** Provided material **

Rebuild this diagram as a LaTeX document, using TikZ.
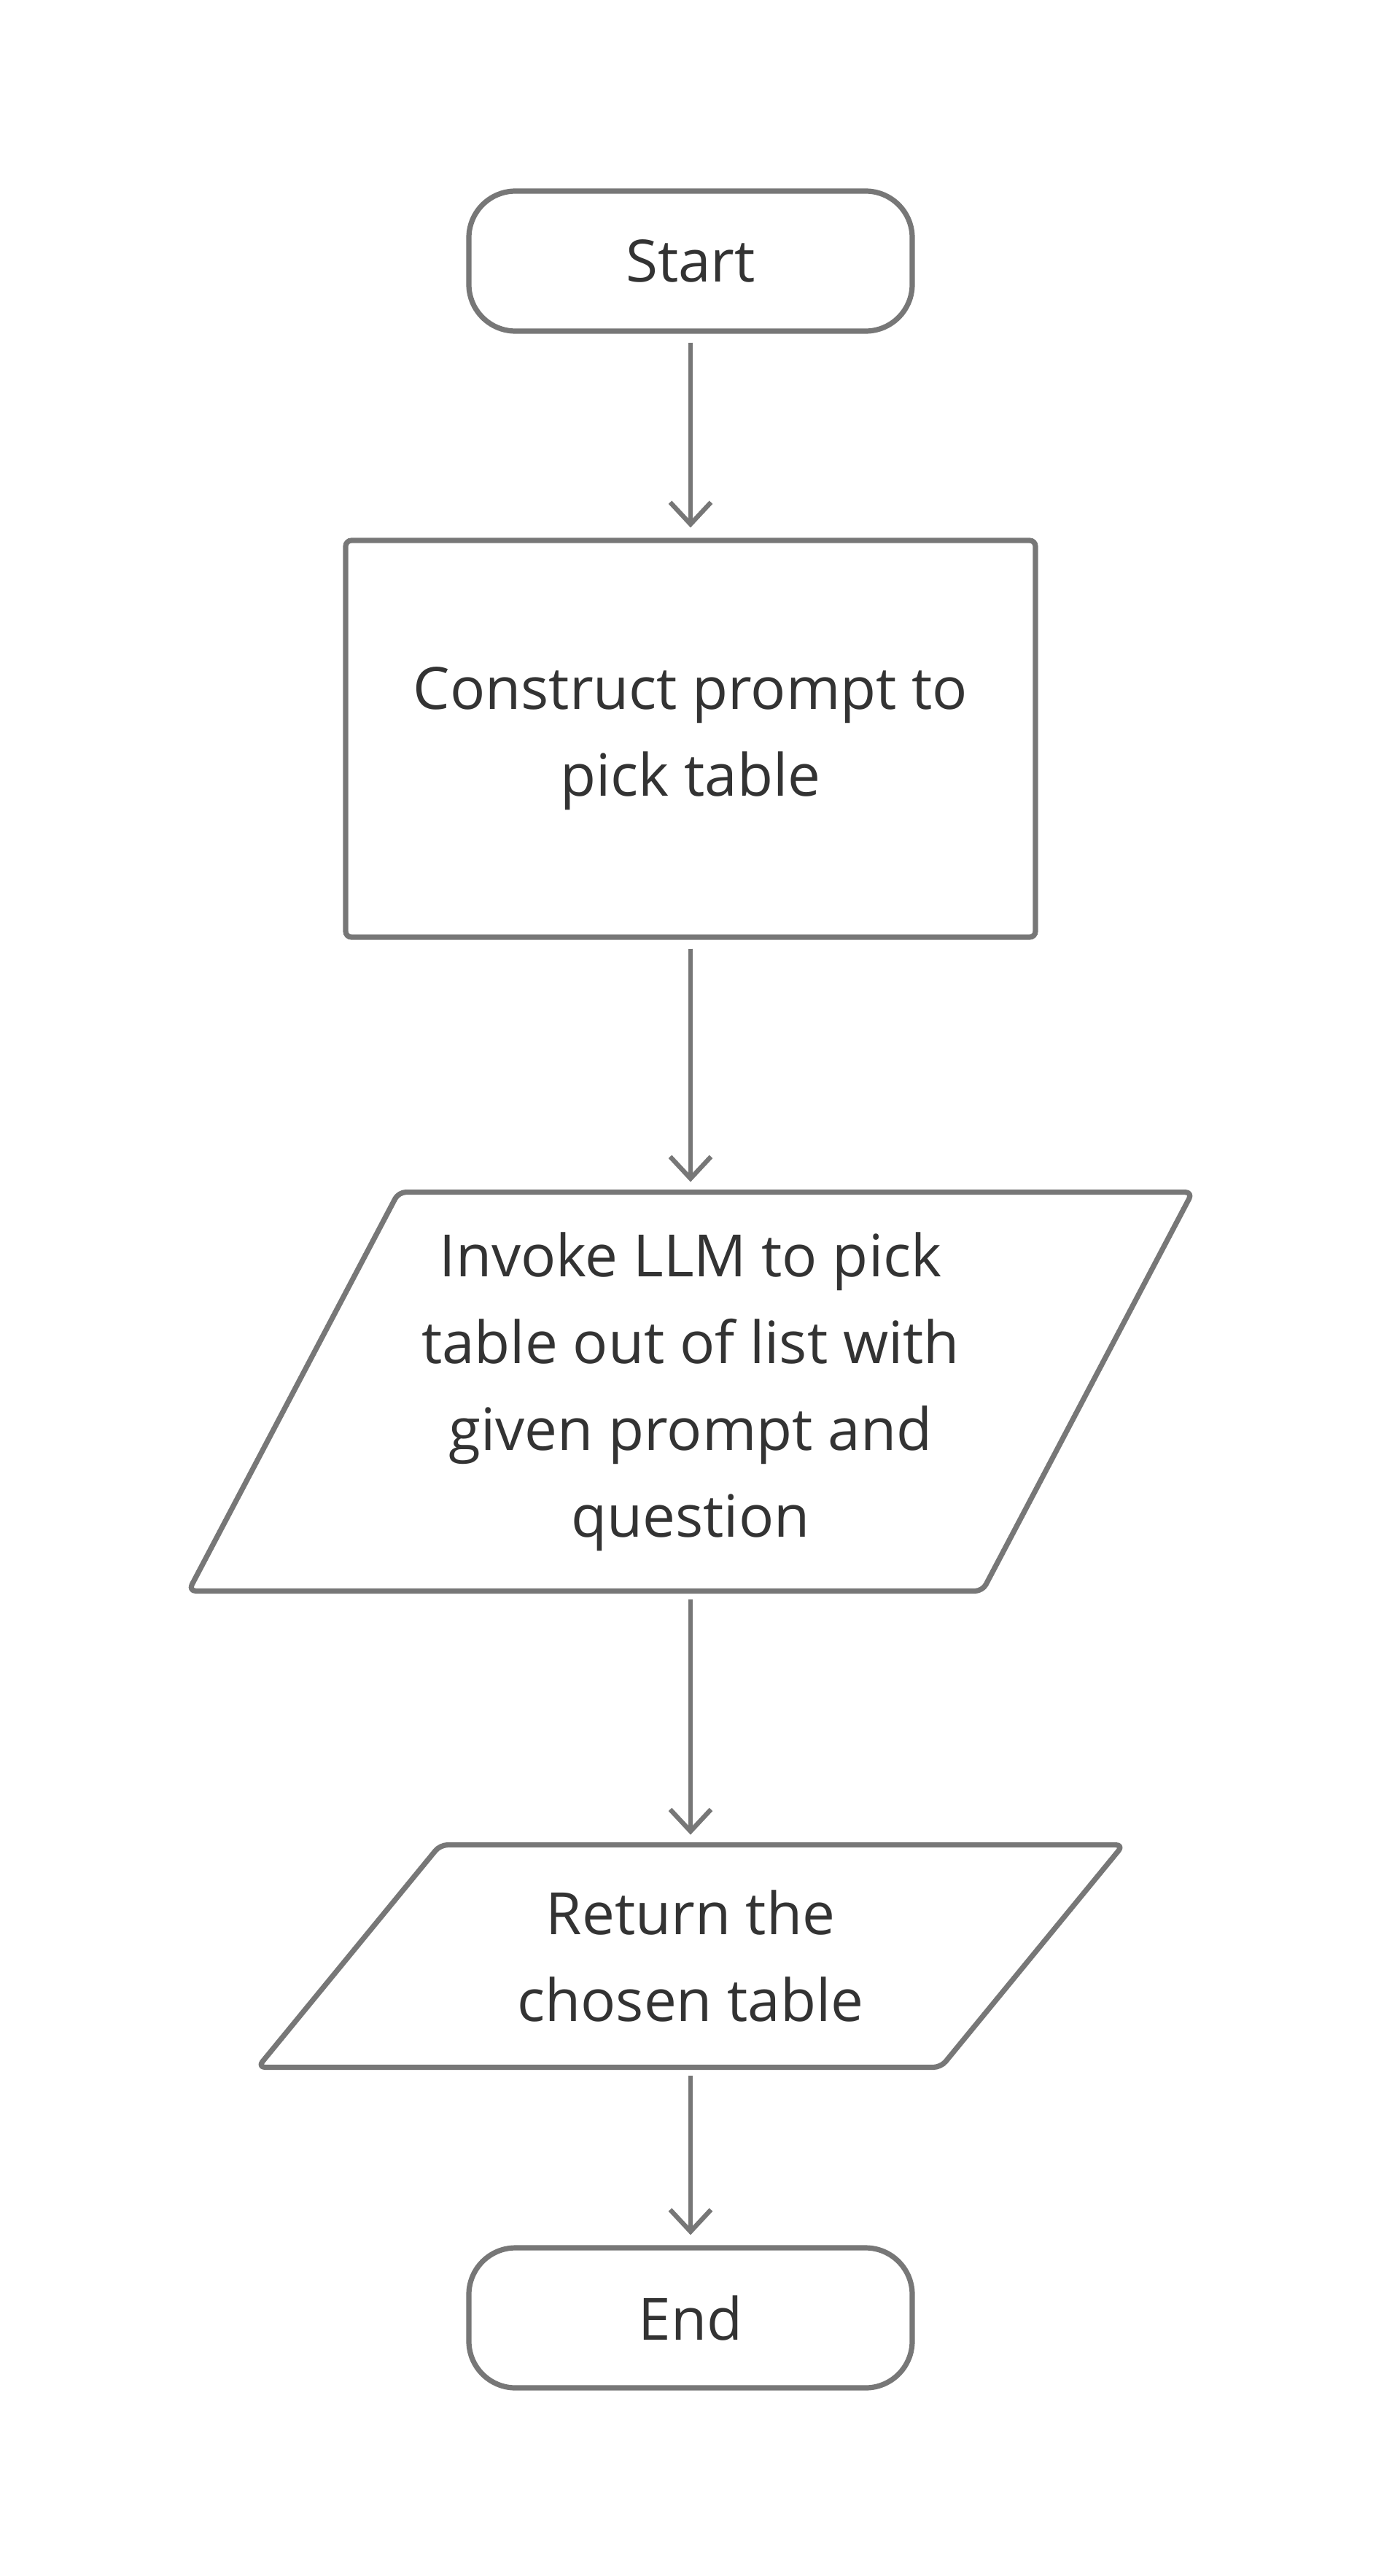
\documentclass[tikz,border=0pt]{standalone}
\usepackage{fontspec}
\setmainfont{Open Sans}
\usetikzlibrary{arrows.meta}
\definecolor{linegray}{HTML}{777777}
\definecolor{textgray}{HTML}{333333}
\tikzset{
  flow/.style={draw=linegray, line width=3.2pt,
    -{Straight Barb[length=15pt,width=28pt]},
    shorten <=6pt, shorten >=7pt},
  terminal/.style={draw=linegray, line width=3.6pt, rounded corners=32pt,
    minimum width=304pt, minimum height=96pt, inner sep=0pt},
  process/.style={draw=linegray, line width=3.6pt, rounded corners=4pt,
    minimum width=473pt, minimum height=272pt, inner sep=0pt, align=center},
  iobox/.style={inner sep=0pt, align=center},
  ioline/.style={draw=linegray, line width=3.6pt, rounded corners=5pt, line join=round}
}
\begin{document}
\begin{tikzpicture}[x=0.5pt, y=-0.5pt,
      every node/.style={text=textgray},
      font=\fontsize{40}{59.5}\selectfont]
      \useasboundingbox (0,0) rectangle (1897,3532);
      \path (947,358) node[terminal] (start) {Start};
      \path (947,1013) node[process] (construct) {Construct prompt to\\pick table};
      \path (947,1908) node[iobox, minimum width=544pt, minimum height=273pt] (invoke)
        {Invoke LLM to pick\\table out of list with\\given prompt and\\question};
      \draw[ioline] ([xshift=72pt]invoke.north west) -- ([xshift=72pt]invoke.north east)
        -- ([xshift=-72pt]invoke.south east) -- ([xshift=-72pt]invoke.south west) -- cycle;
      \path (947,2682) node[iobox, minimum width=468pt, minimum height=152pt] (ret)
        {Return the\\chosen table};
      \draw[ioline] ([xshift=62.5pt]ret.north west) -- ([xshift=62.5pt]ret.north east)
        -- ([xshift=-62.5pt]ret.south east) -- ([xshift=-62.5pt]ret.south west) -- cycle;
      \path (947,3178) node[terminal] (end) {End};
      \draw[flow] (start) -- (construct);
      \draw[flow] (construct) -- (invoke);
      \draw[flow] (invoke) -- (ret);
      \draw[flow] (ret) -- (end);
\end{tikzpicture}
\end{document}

** Task objective **
Output the material word for word, omitting its pictures.

** Task answer **
Rebuild this diagram as a LaTeX document, using TikZ.
\documentclass[tikz,border=0pt]{standalone}
\usepackage{fontspec}
\setmainfont{Open Sans}
\usetikzlibrary{arrows.meta}
\definecolor{linegray}{HTML}{777777}
\definecolor{textgray}{HTML}{333333}
\tikzset{
  flow/.style={draw=linegray, line width=3.2pt,
    -{Straight Barb[length=15pt,width=28pt]},
    shorten <=6pt, shorten >=7pt},
  terminal/.style={draw=linegray, line width=3.6pt, rounded corners=32pt,
    minimum width=304pt, minimum height=96pt, inner sep=0pt},
  process/.style={draw=linegray, line width=3.6pt, rounded corners=4pt,
    minimum width=473pt, minimum height=272pt, inner sep=0pt, align=center},
  iobox/.style={inner sep=0pt, align=center},
  ioline/.style={draw=linegray, line width=3.6pt, rounded corners=5pt, line join=round}
}
\begin{document}
\begin{tikzpicture}[x=0.5pt, y=-0.5pt,
      every node/.style={text=textgray},
      font=\fontsize{40}{59.5}\selectfont]
      \useasboundingbox (0,0) rectangle (1897,3532);
      \path (947,358) node[terminal] (start) {Start};
      \path (947,1013) node[process] (construct) {Construct prompt to\\pick table};
      \path (947,1908) node[iobox, minimum width=544pt, minimum height=273pt] (invoke)
        {Invoke LLM to pick\\table out of list with\\given prompt and\\question};
      \draw[ioline] ([xshift=72pt]invoke.north west) -- ([xshift=72pt]invoke.north east)
        -- ([xshift=-72pt]invoke.south east) -- ([xshift=-72pt]invoke.south west) -- cycle;
      \path (947,2682) node[iobox, minimum width=468pt, minimum height=152pt] (ret)
        {Return the\\chosen table};
      \draw[ioline] ([xshift=62.5pt]ret.north west) -- ([xshift=62.5pt]ret.north east)
        -- ([xshift=-62.5pt]ret.south east) -- ([xshift=-62.5pt]ret.south west) -- cycle;
      \path (947,3178) node[terminal] (end) {End};
      \draw[flow] (start) -- (construct);
      \draw[flow] (construct) -- (invoke);
      \draw[flow] (invoke) -- (ret);
      \draw[flow] (ret) -- (end);
\end{tikzpicture}
\end{document}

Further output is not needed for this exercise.